Being promoted to a manager for the first time and building an organization can be daunting. While your first thought may be to put the team on your back, that won’t be sustainable or conducive to growth. Being an effective manager means empowering your team to be their best selves, and that means creating an environment that can adapt, facilitate the right conversations with their peers, and deliver their best work.
User Experience (UX) designers are crucial in the beginning stages of a design process working with product managers and users to understand goals, identify opportunities, and in some cases, conduct research.
User Interface (UI) or Visual Designers designers, on the other hand, generally have a high-level understanding of UX methodologies but excel when it comes to visual and motion design. These roles are critical in the latter stages of the design process.
A generalist is someone that has proficiency in skills that range across the two roles. Having a generalist on your team allows you to have someone who isn’t afraid to take ownership of the whole process from prototyping to high fidelity specs. As the organization grows, you can look for more specialized roles as their expertise will provide areas of growth for designers that may not be strongly suited in areas of the UI/UX spectrum.
From me to we — build design principles to help structure conversations.
At my former company, Base (acquired by Zendesk in 2018), we established six design principles that helped drive a lot of our decisions on both our product and communication design team. Principles create buy-in and accountability between comrades. Additionally, these principals guide better, constructive feedback. Conversations turn from “I think that…” to “does this fall in line with the principles we’ve established?”. Principles aren’t perfect and may change over time so the team should also feel comfortable iterating if need be.
Get feedback early and often.
Your organization will inevitably change, and you must be able to make adjustments to maintain fluidity. Always seek feedback and reflect on work with your team through design critiques, 1:1’s, and retrospectives with cross-functional partner participation. You can help address any process or programming that may or may not resonate or be useful before it’s too late.
Select your tools wisely.
It’s crucial to develop constraints around how your team engages in their work. There is a bevy of design tools that are introduced daily. In a perfect world, designers would work in whatever tool they feel comfortable with, but engineers, PMs, and other partners must collaborate throughout the product development lifecycle. Tools with little or no adoption can result in dollars and time wasted.
Gain perspective before building a process.

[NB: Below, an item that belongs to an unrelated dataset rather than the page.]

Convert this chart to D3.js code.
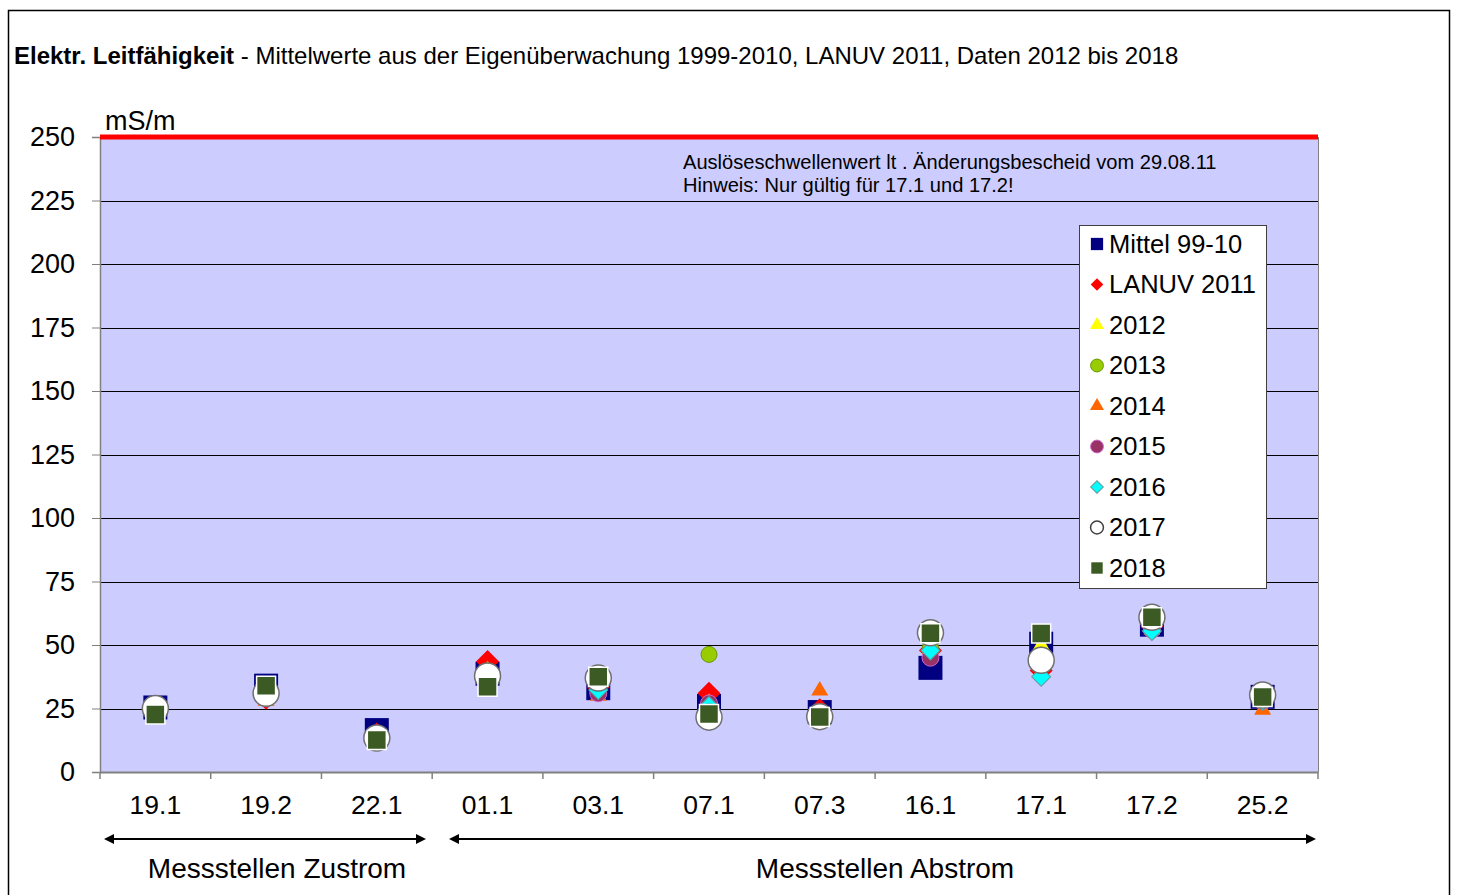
<!DOCTYPE html>
<html>
<head>
<meta charset="utf-8">
<script src="https://cdn.jsdelivr.net/npm/d3@7"></script>
<style>
  body { margin: 0; background: #fff; }
  svg text { font-family: "Liberation Sans", Arial, sans-serif; }
</style>
</head>
<body>
<div id="chart"></div>
<script>
'use strict';

// Messstellen
var stations = ['19.1', '19.2', '22.1', '01.1', '03.1', '07.1', '07.3', '16.1', '17.1', '17.2', '25.2'];
var yTicks = [0, 25, 50, 75, 100, 125, 150, 175, 200, 225, 250];
var threshold = 250;

// series values (mS/m)
var mittel = [25.4, 34, 16.5, 38.7, 33, 26, 23.6, 41, 50.5, 58, 29.6];
var lanuv2011 = [25, 29, 15, 43.5, 33.5, 31, 24.5, 47.8, 40, 57.5, 31];
var y2012 = [25, 30, 14, 40, 34, 27, 23, 49.5, 50, 58, 30];
var y2013 = [24, 30, 14, 39, 33, 46.3, 23, 49, 46, 58, 29];
var y2014 = [24, 28, 14, 40, 30, 27, 32, 48.5, 43, 56, 24.5];
var y2015 = [24, 29, 14, 39, 31, 27, 23, 45, 43, 56, 28];
var y2016 = [24, 30, 14, 38, 32.3, 26, 22, 47.8, 37.5, 55.5, 28];
var y2017 = [25, 31, 13.4, 37.8, 37, 21.6, 21.8, 54.8, 44, 60.9, 30.3];
var y2018 = [22.6, 34, 12.6, 33.6, 37.5, 22.8, 21.7, 54.6, 54.5, 60.9, 29.5];

var seriesNames = ['Mittel 99-10', 'LANUV 2011', '2012', '2013', '2014', '2015', '2016', '2017', '2018'];
var seriesValues = [mittel, lanuv2011, y2012, y2013, y2014, y2015, y2016, y2017, y2018];

// marker styles: type, size (big), size (legend), fill, stroke, stroke width, rotate
var styles = [
    { type: d3.symbolSquare, size: 576, lsize: 150, fill: '#000080', stroke: 'none', sw: 0, rot: 0 },
    { type: d3.symbolSquare, size: 265, lsize: 80, fill: '#ff0000', stroke: 'none', sw: 0, rot: 45 },
    { type: d3.symbolTriangle, size: 125, lsize: 85, fill: '#ffff00', stroke: 'none', sw: 0, rot: 0 },
    { type: d3.symbolCircle, size: 201, lsize: 130, fill: '#99cc00', stroke: '#669900', sw: 1, rot: 0 },
    { type: d3.symbolTriangle, size: 125, lsize: 85, fill: '#ff6600', stroke: 'none', sw: 0, rot: 0 },
    { type: d3.symbolCircle, size: 227, lsize: 130, fill: '#993366', stroke: '#cc66cc', sw: 1, rot: 0 },
    { type: d3.symbolSquare, size: 180, lsize: 80, fill: '#00ffff', stroke: '#669999', sw: 1, rot: 45 },
    { type: d3.symbolCircle, size: 531, lsize: 130, fill: '#ffffff', stroke: '#707070', sw: 1.5, rot: 0 },
    { type: d3.symbolSquare, size: 361, lsize: 130, fill: '#3b5a24', stroke: '#ffffff', sw: 1.5, rot: 0 }
];

var W = 1458, H = 895;
var plot = { left: 100, right: 1318, top: 137, bottom: 772 };

var svg = d3.select('#chart').append('svg')
    .attr('width', W)
    .attr('height', H);

// outer frame
svg.append('rect')
    .attr('x', 8.5).attr('y', 10.5)
    .attr('width', 1441).attr('height', 900)
    .attr('fill', 'none')
    .attr('stroke', '#000')
    .attr('stroke-width', 1.5);

// title
var title = svg.append('text')
    .attr('x', 14)
    .attr('y', 64)
    .attr('font-size', 24)
    .attr('fill', '#000');
title.append('tspan').attr('font-weight', 'bold').text('Elektr. Leitfähigkeit');
title.append('tspan').text(' - Mittelwerte aus der Eigenüberwachung 1999-2010, LANUV 2011, Daten 2012 bis 2018');

var xScale = d3.scaleBand()
    .domain(stations)
    .range([plot.left, plot.right]);

var yScale = d3.scaleLinear()
    .domain([0, 250])
    .range([plot.bottom, plot.top]);

// plot background
svg.append('rect')
    .attr('x', plot.left)
    .attr('y', plot.top)
    .attr('width', plot.right - plot.left)
    .attr('height', plot.bottom - plot.top)
    .attr('fill', '#ccccff');

// gridlines
svg.append('g')
    .selectAll('line')
    .data(yTicks.filter(function (d) { return d > 0 && d < 250; }))
    .enter()
    .append('line')
    .attr('x1', plot.left)
    .attr('x2', plot.right)
    .attr('y1', function (d) { return Math.round(yScale(d)) + 0.5; })
    .attr('y2', function (d) { return Math.round(yScale(d)) + 0.5; })
    .attr('stroke', '#000')
    .attr('stroke-width', 1);

// right border of plot
svg.append('line')
    .attr('x1', plot.right + 0.5).attr('x2', plot.right + 0.5)
    .attr('y1', plot.top).attr('y2', plot.bottom)
    .attr('stroke', '#808080');

// y axis
var yAxis = d3.axisLeft(yScale)
    .tickValues(yTicks)
    .tickSize(8)
    .tickPadding(17);

var gy = svg.append('g')
    .attr('transform', 'translate(' + plot.left + ',0)')
    .call(yAxis);
gy.select('.domain').attr('stroke', '#808080').attr('stroke-width', 1.5);
gy.selectAll('.tick line').attr('stroke', '#808080');
gy.selectAll('.tick text')
    .attr('font-size', 27)
    .attr('fill', '#000')
    .style('font-family', '"Liberation Sans", Arial, sans-serif');

// x axis: ticks at the category boundaries
var bounds = stations.map(function (s) { return xScale(s); }).concat([plot.right]);
var gx = svg.append('g');
gx.append('line')
    .attr('x1', plot.left).attr('x2', plot.right)
    .attr('y1', plot.bottom + 0.5).attr('y2', plot.bottom + 0.5)
    .attr('stroke', '#808080')
    .attr('stroke-width', 2);
gx.selectAll('line.tk')
    .data(bounds)
    .enter()
    .append('line')
    .attr('class', 'tk')
    .attr('x1', function (d) { return d; })
    .attr('x2', function (d) { return d; })
    .attr('y1', plot.bottom)
    .attr('y2', plot.bottom + 7)
    .attr('stroke', '#808080')
    .attr('stroke-width', 1.5);
gx.selectAll('text')
    .data(stations)
    .enter()
    .append('text')
    .attr('x', function (d) { return xScale(d) + xScale.bandwidth() / 2; })
    .attr('y', 814)
    .attr('text-anchor', 'middle')
    .attr('font-size', 26.5)
    .text(function (d) { return d; });

// threshold line
svg.append('line')
    .attr('x1', plot.left)
    .attr('x2', plot.right)
    .attr('y1', yScale(threshold))
    .attr('y2', yScale(threshold))
    .attr('stroke', '#ff0000')
    .attr('stroke-width', 5);

svg.append('text')
    .attr('x', 105)
    .attr('y', 130)
    .attr('font-size', 27)
    .text('mS/m');

svg.append('text')
    .attr('x', 683)
    .attr('y', 169)
    .attr('font-size', 20.1)
    .text('Auslöseschwellenwert lt . Änderungsbescheid vom 29.08.11');
svg.append('text')
    .attr('x', 683)
    .attr('y', 192)
    .attr('font-size', 20.1)
    .text('Hinweis: Nur gültig für 17.1 und 17.2!');

// markers, Mittel first, 2018 on top
function symbolPath(st, big) {
    return d3.symbol().type(st.type).size(big ? st.size : st.lsize)();
}

seriesValues.forEach(function (vals, i) {
    var st = styles[i];
    svg.append('g')
        .selectAll('path')
        .data(vals)
        .enter()
        .append('path')
        .attr('d', symbolPath(st, true))
        .attr('transform', function (d, j) {
            var cx = xScale(stations[j]) + xScale.bandwidth() / 2;
            return 'translate(' + cx + ',' + yScale(d) + ') rotate(' + st.rot + ')';
        })
        .attr('fill', st.fill)
        .attr('stroke', st.stroke)
        .attr('stroke-width', st.sw);
});

// legend
var legend = svg.append('g');
legend.append('rect')
    .attr('x', 1079.5).attr('y', 225.5)
    .attr('width', 187).attr('height', 363)
    .attr('fill', '#fff')
    .attr('stroke', '#404040')
    .attr('stroke-width', 1);

var legendRows = legend.selectAll('g.row')
    .data(seriesNames)
    .enter()
    .append('g')
    .attr('class', 'row')
    .attr('transform', function (d, i) { return 'translate(0,' + (243 + i * 40.5) + ')'; });

legendRows.append('path')
    .attr('d', function (d, i) { return symbolPath(styles[i], false); })
    .attr('transform', function (d, i) { return 'translate(1097,1) rotate(' + styles[i].rot + ')'; })
    .attr('fill', function (d, i) { return styles[i].fill; })
    .attr('stroke', function (d, i) { return i === 7 ? '#404040' : styles[i].stroke; })
    .attr('stroke-width', function (d, i) { return i === 8 ? 0 : styles[i].sw; });

legendRows.append('text')
    .attr('x', 1109)
    .attr('y', 9.5)
    .attr('font-size', 25.5)
    .text(function (d) { return d; });

// arrows below axis
function arrow(x1, x2, y) {
    var g = svg.append('g');
    g.append('line')
        .attr('x1', x1 + 6).attr('x2', x2 - 6)
        .attr('y1', y).attr('y2', y)
        .attr('stroke', '#000')
        .attr('stroke-width', 2);
    g.append('path')
        .attr('d', 'M' + x1 + ',' + y + 'l10,-5l0,10z')
        .attr('fill', '#000');
    g.append('path')
        .attr('d', 'M' + x2 + ',' + y + 'l-10,-5l0,10z')
        .attr('fill', '#000');
}
arrow(104, 426, 839);
arrow(449, 1316, 839);

svg.append('text')
    .attr('x', 277).attr('y', 878)
    .attr('text-anchor', 'middle')
    .attr('font-size', 28)
    .text('Messstellen Zustrom');
svg.append('text')
    .attr('x', 885).attr('y', 878)
    .attr('text-anchor', 'middle')
    .attr('font-size', 28)
    .text('Messstellen Abstrom');
</script>
</body>
</html>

Draw perspective by speaking with your team and other departments you work with on processes like onboarding, design reviews, and kick-offs. Once you have a view, keep operations simple and commit to it. Allowing strategy to be inclusive lets you build a stronger connection; your team knows that you listen to them, which results in a higher chance of making things work in the long run.
Create time and space.
Time has to be set aside to help make this a reality to deliver our best work. Often, when you’re putting out fires or continuously dealing with tight deadlines, it’s hard to look ahead.
Budget design and research to work on non-engineering funded projects — this reduces the pressure to time-box deliverables. Additionally, the cost of doing revisions on design is far less than building it in code!
Learn how to say no. Let’s be real; organizations do not have infinite resources. If you are not in conversations with your engineering and product partners and your blocking, then the process is flawed.
Poor planning doesn’t help anyone. Your eng is stress; your design team is stressed. And that will show up in the product.
Appoint a culture champion.
These are the folks that not only respect you but have the respect of their peers. Culture champions have the drive to go above and beyond their daily tasks and are committed to the company and product vision. They help establish the culture by helping organize team-building activities and play a vital role in the mentorship of newer employees when you scale.